** start Recorded information **
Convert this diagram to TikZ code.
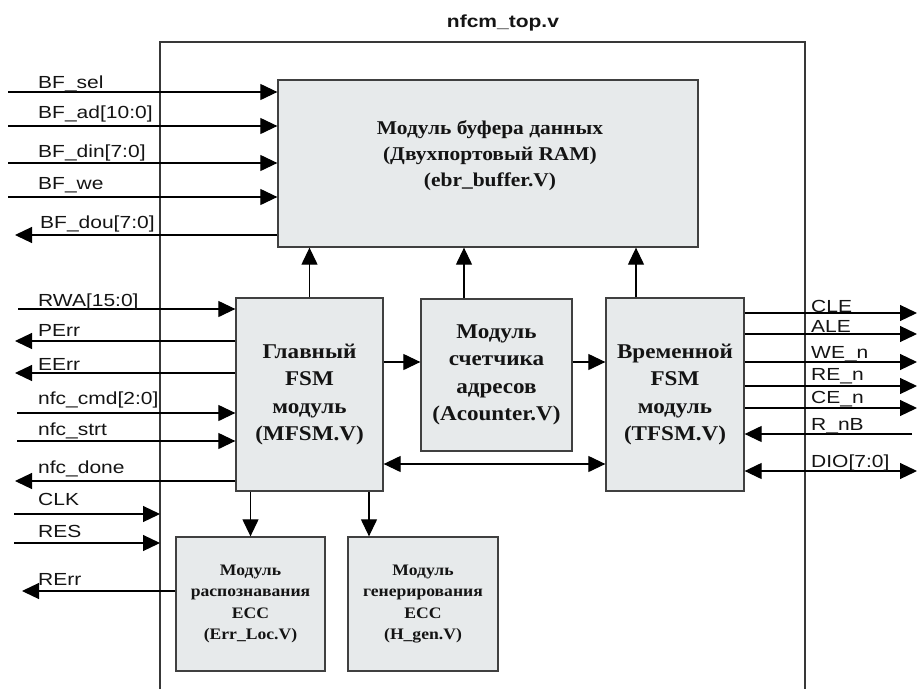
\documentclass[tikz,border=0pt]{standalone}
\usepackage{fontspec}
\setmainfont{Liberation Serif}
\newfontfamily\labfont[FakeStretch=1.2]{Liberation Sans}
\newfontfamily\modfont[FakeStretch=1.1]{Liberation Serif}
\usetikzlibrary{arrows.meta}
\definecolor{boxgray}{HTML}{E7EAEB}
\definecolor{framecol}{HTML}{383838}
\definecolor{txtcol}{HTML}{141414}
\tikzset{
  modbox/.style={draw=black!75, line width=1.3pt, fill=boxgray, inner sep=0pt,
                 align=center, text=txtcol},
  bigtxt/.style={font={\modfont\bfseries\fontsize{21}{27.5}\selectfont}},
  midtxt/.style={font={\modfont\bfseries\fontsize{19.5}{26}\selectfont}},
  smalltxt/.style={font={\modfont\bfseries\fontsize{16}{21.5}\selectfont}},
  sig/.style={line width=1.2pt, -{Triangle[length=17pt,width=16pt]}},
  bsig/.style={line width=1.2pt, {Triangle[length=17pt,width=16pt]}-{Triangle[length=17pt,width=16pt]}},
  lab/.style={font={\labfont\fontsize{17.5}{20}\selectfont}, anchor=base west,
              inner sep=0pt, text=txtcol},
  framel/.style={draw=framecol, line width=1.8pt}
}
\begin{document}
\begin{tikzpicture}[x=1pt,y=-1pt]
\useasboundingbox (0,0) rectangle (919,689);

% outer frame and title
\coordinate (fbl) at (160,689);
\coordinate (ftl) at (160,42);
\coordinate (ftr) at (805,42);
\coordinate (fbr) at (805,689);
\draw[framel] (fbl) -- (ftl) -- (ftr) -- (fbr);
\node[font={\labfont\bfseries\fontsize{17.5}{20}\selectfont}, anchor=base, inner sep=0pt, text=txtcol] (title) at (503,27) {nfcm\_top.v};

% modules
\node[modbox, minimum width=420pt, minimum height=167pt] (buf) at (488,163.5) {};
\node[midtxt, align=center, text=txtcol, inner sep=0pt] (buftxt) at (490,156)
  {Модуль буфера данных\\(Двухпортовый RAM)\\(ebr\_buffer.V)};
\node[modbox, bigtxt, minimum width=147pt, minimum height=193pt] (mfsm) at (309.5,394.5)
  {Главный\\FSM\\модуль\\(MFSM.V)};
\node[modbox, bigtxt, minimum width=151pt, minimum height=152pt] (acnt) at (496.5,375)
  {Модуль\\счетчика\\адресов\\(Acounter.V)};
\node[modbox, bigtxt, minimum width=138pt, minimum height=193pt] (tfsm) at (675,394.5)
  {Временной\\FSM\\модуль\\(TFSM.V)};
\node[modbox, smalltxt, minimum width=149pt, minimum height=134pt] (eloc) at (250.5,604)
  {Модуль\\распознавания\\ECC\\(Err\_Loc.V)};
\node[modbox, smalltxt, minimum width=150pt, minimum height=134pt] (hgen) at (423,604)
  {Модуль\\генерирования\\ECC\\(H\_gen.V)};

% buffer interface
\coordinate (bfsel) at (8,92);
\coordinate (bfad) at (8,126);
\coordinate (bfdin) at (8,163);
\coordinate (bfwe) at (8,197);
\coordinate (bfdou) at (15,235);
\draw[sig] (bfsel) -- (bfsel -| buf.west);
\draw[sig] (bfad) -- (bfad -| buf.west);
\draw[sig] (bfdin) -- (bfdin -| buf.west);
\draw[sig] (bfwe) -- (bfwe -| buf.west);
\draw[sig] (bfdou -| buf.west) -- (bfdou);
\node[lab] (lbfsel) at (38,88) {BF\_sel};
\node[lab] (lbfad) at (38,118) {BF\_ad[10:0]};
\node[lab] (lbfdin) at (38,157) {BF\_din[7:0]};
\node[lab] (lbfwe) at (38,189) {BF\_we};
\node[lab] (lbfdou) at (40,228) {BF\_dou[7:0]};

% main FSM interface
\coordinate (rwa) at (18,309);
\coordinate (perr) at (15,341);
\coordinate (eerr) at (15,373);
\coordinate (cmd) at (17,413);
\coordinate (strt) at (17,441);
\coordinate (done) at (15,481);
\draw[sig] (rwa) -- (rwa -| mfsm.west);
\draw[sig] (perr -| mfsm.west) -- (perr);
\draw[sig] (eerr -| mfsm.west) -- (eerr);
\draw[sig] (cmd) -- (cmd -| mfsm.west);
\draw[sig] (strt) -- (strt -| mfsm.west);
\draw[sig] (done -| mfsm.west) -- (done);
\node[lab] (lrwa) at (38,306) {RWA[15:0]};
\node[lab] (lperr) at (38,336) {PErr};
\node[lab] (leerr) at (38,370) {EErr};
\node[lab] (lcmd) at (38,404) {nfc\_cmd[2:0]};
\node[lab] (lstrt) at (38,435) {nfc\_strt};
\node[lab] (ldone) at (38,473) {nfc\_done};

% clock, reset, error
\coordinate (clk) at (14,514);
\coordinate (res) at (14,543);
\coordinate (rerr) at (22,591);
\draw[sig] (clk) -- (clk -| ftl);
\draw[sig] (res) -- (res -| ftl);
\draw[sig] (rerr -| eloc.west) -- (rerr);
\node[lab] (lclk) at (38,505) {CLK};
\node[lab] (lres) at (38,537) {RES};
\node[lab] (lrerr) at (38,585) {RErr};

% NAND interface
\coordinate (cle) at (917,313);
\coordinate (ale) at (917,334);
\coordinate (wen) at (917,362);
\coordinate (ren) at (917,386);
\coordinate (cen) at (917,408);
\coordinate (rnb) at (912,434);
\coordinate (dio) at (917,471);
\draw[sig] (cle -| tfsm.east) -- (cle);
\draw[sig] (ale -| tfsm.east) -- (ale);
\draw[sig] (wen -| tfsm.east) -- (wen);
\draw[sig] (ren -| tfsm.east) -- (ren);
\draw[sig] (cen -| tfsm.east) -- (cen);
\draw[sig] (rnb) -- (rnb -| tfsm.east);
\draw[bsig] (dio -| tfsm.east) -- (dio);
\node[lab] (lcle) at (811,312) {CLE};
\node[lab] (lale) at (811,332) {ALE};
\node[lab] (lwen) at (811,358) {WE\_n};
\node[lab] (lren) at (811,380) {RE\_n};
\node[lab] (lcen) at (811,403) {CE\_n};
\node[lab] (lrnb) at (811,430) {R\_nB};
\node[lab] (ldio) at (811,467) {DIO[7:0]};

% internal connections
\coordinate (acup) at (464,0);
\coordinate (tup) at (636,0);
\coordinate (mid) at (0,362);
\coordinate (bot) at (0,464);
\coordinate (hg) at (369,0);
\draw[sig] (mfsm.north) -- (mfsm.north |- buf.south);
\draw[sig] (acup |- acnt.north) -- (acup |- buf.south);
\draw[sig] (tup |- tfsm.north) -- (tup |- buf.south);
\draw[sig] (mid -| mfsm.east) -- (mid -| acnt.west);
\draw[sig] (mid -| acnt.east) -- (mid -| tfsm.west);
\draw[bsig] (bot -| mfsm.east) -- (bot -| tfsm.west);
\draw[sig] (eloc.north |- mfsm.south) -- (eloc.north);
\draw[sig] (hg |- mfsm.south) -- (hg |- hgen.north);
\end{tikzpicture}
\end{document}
** end Recorded information **
### What you will do:
Everything from the first line of the listing above through the line that contains "(0,0) rectangle (919,689);" is to be restated word for word, minus the pictures.

### Answer in full:
Convert this diagram to TikZ code.
\documentclass[tikz,border=0pt]{standalone}
\usepackage{fontspec}
\setmainfont{Liberation Serif}
\newfontfamily\labfont[FakeStretch=1.2]{Liberation Sans}
\newfontfamily\modfont[FakeStretch=1.1]{Liberation Serif}
\usetikzlibrary{arrows.meta}
\definecolor{boxgray}{HTML}{E7EAEB}
\definecolor{framecol}{HTML}{383838}
\definecolor{txtcol}{HTML}{141414}
\tikzset{
  modbox/.style={draw=black!75, line width=1.3pt, fill=boxgray, inner sep=0pt,
                 align=center, text=txtcol},
  bigtxt/.style={font={\modfont\bfseries\fontsize{21}{27.5}\selectfont}},
  midtxt/.style={font={\modfont\bfseries\fontsize{19.5}{26}\selectfont}},
  smalltxt/.style={font={\modfont\bfseries\fontsize{16}{21.5}\selectfont}},
  sig/.style={line width=1.2pt, -{Triangle[length=17pt,width=16pt]}},
  bsig/.style={line width=1.2pt, {Triangle[length=17pt,width=16pt]}-{Triangle[length=17pt,width=16pt]}},
  lab/.style={font={\labfont\fontsize{17.5}{20}\selectfont}, anchor=base west,
              inner sep=0pt, text=txtcol},
  framel/.style={draw=framecol, line width=1.8pt}
}
\begin{document}
\begin{tikzpicture}[x=1pt,y=-1pt]
\useasboundingbox (0,0) rectangle (919,689);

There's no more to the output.